Pada saat itu sebenarnya JiPi mengira yang melompat di punggungnya adalah Sachio, jadi ia menegur dengan keras. Meskipun ditegur dengan keras, jika itu adalah Sachio, ia tidak akan terluka karena ia tahu dengan jelas kalau JiPi menyayanginya, sementara Aylin disayang oleh JiEm. Sama halnya jika aku yang menegur Aisyah, dia tidak begitu peduli karena dia tahu dengan jelas kalau aku sangat menyayanginya. Tetapi jika Daddy yang menegurnya? Atau JiPi? Lain ceritanya.
Spontan Aisyah langsung terdiam, berusaha setengah mati menahan tangisannya yang lagi-lagi ia tumpahkan di dadaku karena aku tak sanggup membiarkannya seorang diri tanpa pegangan, selalu langsung menawarkan pelukanku. Dan aku .... tentu saja ikut menangis.
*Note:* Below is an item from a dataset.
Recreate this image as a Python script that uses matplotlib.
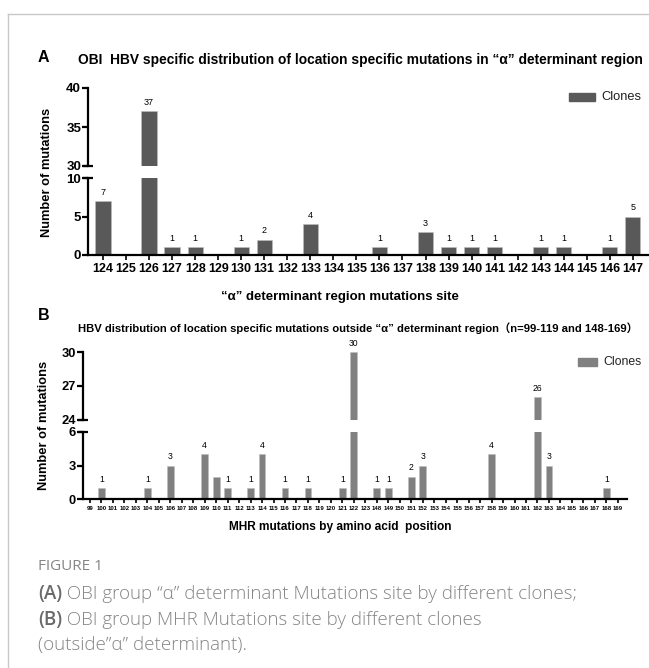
import matplotlib
matplotlib.use("Agg")
import matplotlib.pyplot as plt
from matplotlib.lines import Line2D
import numpy as np

# ---------------- data ----------------
a_sites = [str(s) for s in range(124, 148)]
a_values = [7, 0, 37, 1, 1, 0, 1, 2, 0, 4, 0, 0, 1, 0, 3, 1, 1, 1, 0, 1, 1, 0, 1, 5]

b_sites = [str(s) for s in list(range(99, 124)) + list(range(148, 170))]
b_value_map = {100: 1, 104: 1, 106: 3, 109: 4, 110: 2, 111: 1, 113: 1, 114: 4,
               116: 1, 118: 1, 121: 1, 122: 30, 148: 1, 149: 1, 151: 2, 152: 3,
               158: 4, 162: 26, 163: 3, 168: 1}
b_values = [b_value_map.get(int(s), 0) for s in b_sites]

# labels shown above bars in panel B (bar at 110 has no label in reference)
b_labelled = [v > 0 and s != "110" for s, v in zip(b_sites, b_values)]

W, H = 649, 668
fig = plt.figure(figsize=(W / 100, H / 100), dpi=100)
plt.rcParams['font.family'] = ['Liberation Sans', 'DejaVu Sans']

def fx(px):
    return px / W

def fy(py):
    return 1 - py / H

def box(l, t, r, b):
    return [fx(l), fy(b), fx(r) - fx(l), fy(t) - fy(b)]

# frame lines of page
fig.add_artist(Line2D([fx(8), 1], [fy(13.5), fy(13.5)], color='#c8c8c8', lw=1.0))
fig.add_artist(Line2D([fx(8), fx(8)], [fy(13.5), 0], color='#c8c8c8', lw=1.0))

SPW = 1.6


def broken_panel(ax_up, ax_lo, labels, values, color, width, up_lim, lo_lim,
                 up_ticks, lo_ticks, xlim, ytick_fs, xtick_fs, val_fs, labelled=None,
                 xtick_len=3.5):
    x = np.arange(len(labels))
    for ax in (ax_up, ax_lo):
        ax.bar(x, values, width=width, color=color, edgecolor='#bdbdbd', linewidth=0.4)
        ax.set_xlim(*xlim)
        for s in ('top', 'right'):
            ax.spines[s].set_visible(False)
        ax.spines['left'].set_linewidth(SPW)
        ax.tick_params(axis='y', length=4, width=SPW, labelsize=ytick_fs, pad=1)
    ax_up.set_ylim(*up_lim)
    ax_lo.set_ylim(*lo_lim)
    ax_up.set_yticks(up_ticks)
    ax_lo.set_yticks(lo_ticks)
    for ax in (ax_up, ax_lo):
        for t in ax.get_yticklabels():
            t.set_fontweight('bold')
    ax_up.spines['bottom'].set_visible(False)
    ax_up.set_xticks([])
    ax_lo.spines['bottom'].set_linewidth(SPW)
    ax_lo.set_xticks(x)
    ax_lo.set_xticklabels(labels, fontsize=xtick_fs, fontweight='bold')
    ax_lo.tick_params(axis='x', length=xtick_len, width=1.2, pad=2)
    # break caps
    ax_up.plot([xlim[0]], [up_lim[0]], marker='_', ms=7, mew=SPW, color='black', clip_on=False)
    ax_lo.plot([xlim[0]], [lo_lim[1]], marker='_', ms=7, mew=SPW, color='black', clip_on=False)
    # value labels
    if labelled is None:
        labelled = [v > 0 for v in values]
    for xi, v, lab in zip(x, values, labelled):
        if not lab:
            continue
        ax = ax_up if v > lo_lim[1] else ax_lo
        ax.annotate(str(v), xy=(xi, v), xytext=(0, 3), textcoords='offset points',
                    ha='center', va='bottom', fontsize=val_fs, clip_on=False)


# ---------------- panel A ----------------
axA_up = fig.add_axes(box(88, 88, 649, 166))
axA_lo = fig.add_axes(box(88, 178, 649, 255))
broken_panel(axA_up, axA_lo, a_sites, a_values, '#595959', 0.66,
             (30, 40), (0, 10), [30, 35, 40], [0, 5, 10], (-0.65, 23.7),
             9.5, 9, 6.5)

fig.text(fx(38), fy(58), 'A', fontsize=11.5, fontweight='bold', va='center', ha='left')
fig.text(fx(78), fy(60), 'OBI  HBV specific distribution of location specific mutations in \u201c\u03b1\u201d determinant region',
         fontsize=9.9, fontweight='bold', va='center', ha='left')
fig.text(fx(47), fy(172), 'Number of mutations', rotation=90, fontsize=9.3,
         fontweight='bold', va='center', ha='center')
fig.text(fx(340), fy(297), '\u201c\u03b1\u201d determinant region mutations site', fontsize=9.5,
         fontweight='bold', va='center', ha='center')
fig.patches.append(plt.Rectangle((fx(569), fy(101)), fx(26), fy(93) - fy(101),
                                 transform=fig.transFigure, color='#595959', figure=fig))
fig.text(fx(601), fy(97), 'Clones', fontsize=9.3, va='center', ha='left', color='#222222')

# ---------------- panel B ----------------
axB_up = fig.add_axes(box(83, 352, 627, 420))
axB_lo = fig.add_axes(box(83, 432, 627, 499))
broken_panel(axB_up, axB_lo, b_sites, b_values, '#808080', 0.6,
             (24, 30), (0, 6), [24, 27, 30], [0, 3, 6], (-0.6, 46.8),
             9.3, 4.3, 6.2, labelled=b_labelled, xtick_len=3)

fig.text(fx(38), fy(315), 'B', fontsize=11.5, fontweight='bold', va='center', ha='left')
fig.text(fx(78), fy(328), 'HBV distribution of location specific mutations outside \u201c\u03b1\u201d determinant region\uff08n=99-119 and 148-169\uff09',
         fontsize=8.1, fontweight='bold', va='center', ha='left',
         family=['Liberation Sans', 'Noto Sans CJK SC', 'DejaVu Sans'])
fig.text(fx(44), fy(425), 'Number of mutations', rotation=90, fontsize=9.3,
         fontweight='bold', va='center', ha='center')
fig.text(fx(340), fy(527), 'MHR mutations by amino acid  position', fontsize=8.6,
         fontweight='bold', va='center', ha='center')
fig.patches.append(plt.Rectangle((fx(578), fy(366)), fx(19), fy(358) - fy(366),
                                 transform=fig.transFigure, color='#808080', figure=fig))
fig.text(fx(603), fy(362), 'Clones', fontsize=8.8, va='center', ha='left', color='#222222')

# ---------------- caption ----------------
cap_col = '#858585'
fig.text(fx(38), fy(567), 'FIGURE 1', fontsize=11, color=cap_col, va='center', ha='left',
         family=['Open Sans', 'DejaVu Sans'])
cap_lines = [
    ('(A)', ' OBI group \u201c\u03b1\u201d determinant Mutations site by different clones;', 594),
    ('(B)', ' OBI group MHR Mutations site by different clones', 620),
    ('', '(outside\u201d\u03b1\u201d determinant).', 645),
]
CFS = 13.5
for bold, rest, yy in cap_lines:
    t = fig.text(fx(38), fy(yy), bold, fontsize=CFS, color='#6a6a6a', fontweight='semibold',
                 va='center', ha='left', family=['Open Sans', 'DejaVu Sans'])
    if bold:
        fig.canvas.draw()
        bb = t.get_window_extent()
        x0 = bb.x1 / fig.bbox.width
    else:
        x0 = fx(38)
    fig.text(x0, fy(yy), rest, fontsize=CFS, color=cap_col, va='center', ha='left',
             family=['Open Sans', 'DejaVu Sans'], fontweight='light')

fig.savefig('out.png', dpi=100)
Aisyah ... aku adalah ibu yang cengeng, tidak mandiri, dan tak berdaya upaya ... tapi kuingin engkau tahu bahwa diri ini selalu ada untukmu. Tanpa kukatakan pun, Aisyah mengerti bahasa tubuhku. Selalu setelah aku peluk, ia bisa kembali bermain dengan ceria, tiada dendam dan kembali ceriwis, menceritakan serta bertanya apapun.
Seandainya kita sebagai orang tua bisa menyingkirkan sedikit saja ego demi anak-anak, seandainya saja sedikit pengorbanan bisa dilakukan untuk anak. Karena istri atau suami, masing-masing tidak saling bertautan dalam hal darah dan daging, tapi anak? Dalam dirinya mengalir darah kedua orang tuanya.
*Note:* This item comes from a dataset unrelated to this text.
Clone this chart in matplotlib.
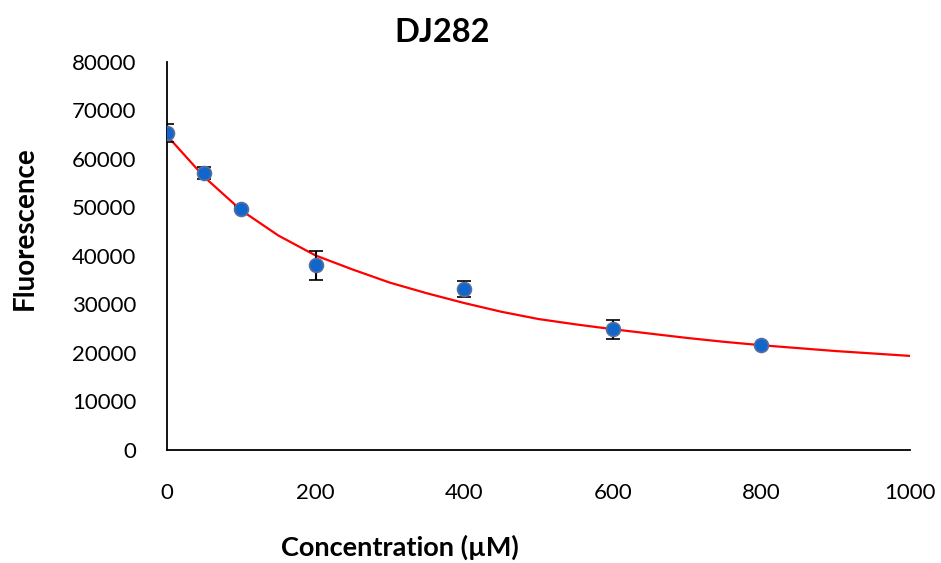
import matplotlib
matplotlib.use("Agg")
import matplotlib.pyplot as plt

plt.rcParams['font.family'] = ['Lato', 'DejaVu Sans']

# measured data
conc = [0, 50, 100, 200, 400, 600, 800]
fluor = [65300, 57100, 49700, 38100, 33200, 24900, 21600]
err = [1900, 1200, 500, 3000, 1600, 2000, 300]

# fitted curve
fit_x = [0, 50, 100, 150, 200, 250, 300, 350, 400, 450, 500, 550, 600, 650,
         700, 750, 800, 850, 900, 950, 1000]
fit_y = [64800, 56300, 49400, 44200, 40100, 37200, 34500, 32300, 30300, 28500,
         27000, 25900, 24900, 24000, 23100, 22300, 21600, 21000, 20400, 19900, 19400]

xticks = [0, 200, 400, 600, 800, 1000]
yticks = [0, 10000, 20000, 30000, 40000, 50000, 60000, 70000, 80000]

fig = plt.figure(figsize=(9.41, 5.63), dpi=100)
ax = fig.add_axes([0.1775, 0.2007, 0.7895, 0.6893])

ax.plot(fit_x, fit_y, color='#FF0000', lw=1.6, zorder=2)
ax.errorbar(conc, fluor, yerr=err, fmt='o', color='#1166CC', ecolor='black',
            elinewidth=1.5, capsize=5, capthick=1.5, markersize=10,
            markeredgecolor='#5A6E9E', markeredgewidth=1.2, zorder=3)

ax.set_xlim(0, 1000)
ax.set_ylim(0, 80000)
ax.set_xticks(xticks)
ax.set_yticks(yticks)
ax.tick_params(length=0, labelsize=16)
ax.tick_params(axis='x', pad=24)
ax.tick_params(axis='y', pad=22)
for s in ['top', 'right']:
    ax.spines[s].set_visible(False)
for s in ['left', 'bottom']:
    ax.spines[s].set_color('black')
    ax.spines[s].set_linewidth(1.3)

fig.text(442 / 941, 1 - 32 / 563, 'DJ282', fontsize=23.5, fontweight='bold',
         ha='center', va='center')
fig.text(400 / 941, 1 - 547 / 563, 'Concentration (µM)', fontsize=19.5,
         fontweight='bold', ha='center', va='center')
fig.text(25 / 941, 1 - 228 / 563, 'Fluorescence', fontsize=20,
         fontweight='bold', ha='center', va='center', rotation=90)

fig.savefig('out.png', dpi=100)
Bahkan ada kata pepatah yang mengatakan bahwa, "Anda memiliki waktu seumur hidup untuk bekerja, namun anak-anak hanya memiliki masa kecil sekali."
Berkumpullah dengan keluargamu sebelum kau dipisahkan oleh maut. Pulanglah ke rumah dan luangkan waktu untuk berkumpul bersama istri dan anak-anakmu, sebelum kau dipaksa pulang oleh Allah SWT.
Video itu kurekam saat Daddynya meminta ijin pada Aisyah untuk pergi kembali kerja dulu dan sore hari baru pergi mengantarkannya bermain di waterpark (duh aku sedih lagi setiap ingat). Saat itu sebenarnya Aisyah sudah khawatir Daddy nya ingkar janji.
Foto-foto di bawah ini ketika dia bermain sekedarnya di waterpark yang sebenarnya juga sudah tutup (aku mewek lagi).
Syukurnya, tidak berapa lama dia nyemplung, datang anak sepantaran dia. Kebetulan memang saat itu satu kolam sedang digunakan buat latihan renang para atlit cilik. Mungkin anak seusianya itu adalah anak yang sedang menunggu selesainya latihan atau anak sekitar lokasi. Aisyah sudah pandai berkenalan, Aisyah bilang kalau nama temannya itu Ira.
Sehat-sehat selalu ya anak-anakku, aamiin.
Salam cinta selalu dari Mami kalian yang cengeng ini. Heheheee ...
Kelak jika raga ini sudah tak ada di sisi kalian, tulisan ini masih bisa dibaca untuk mengenangku, terutama mengenang hangatnya pelukanku saat kalian merasa sendirian.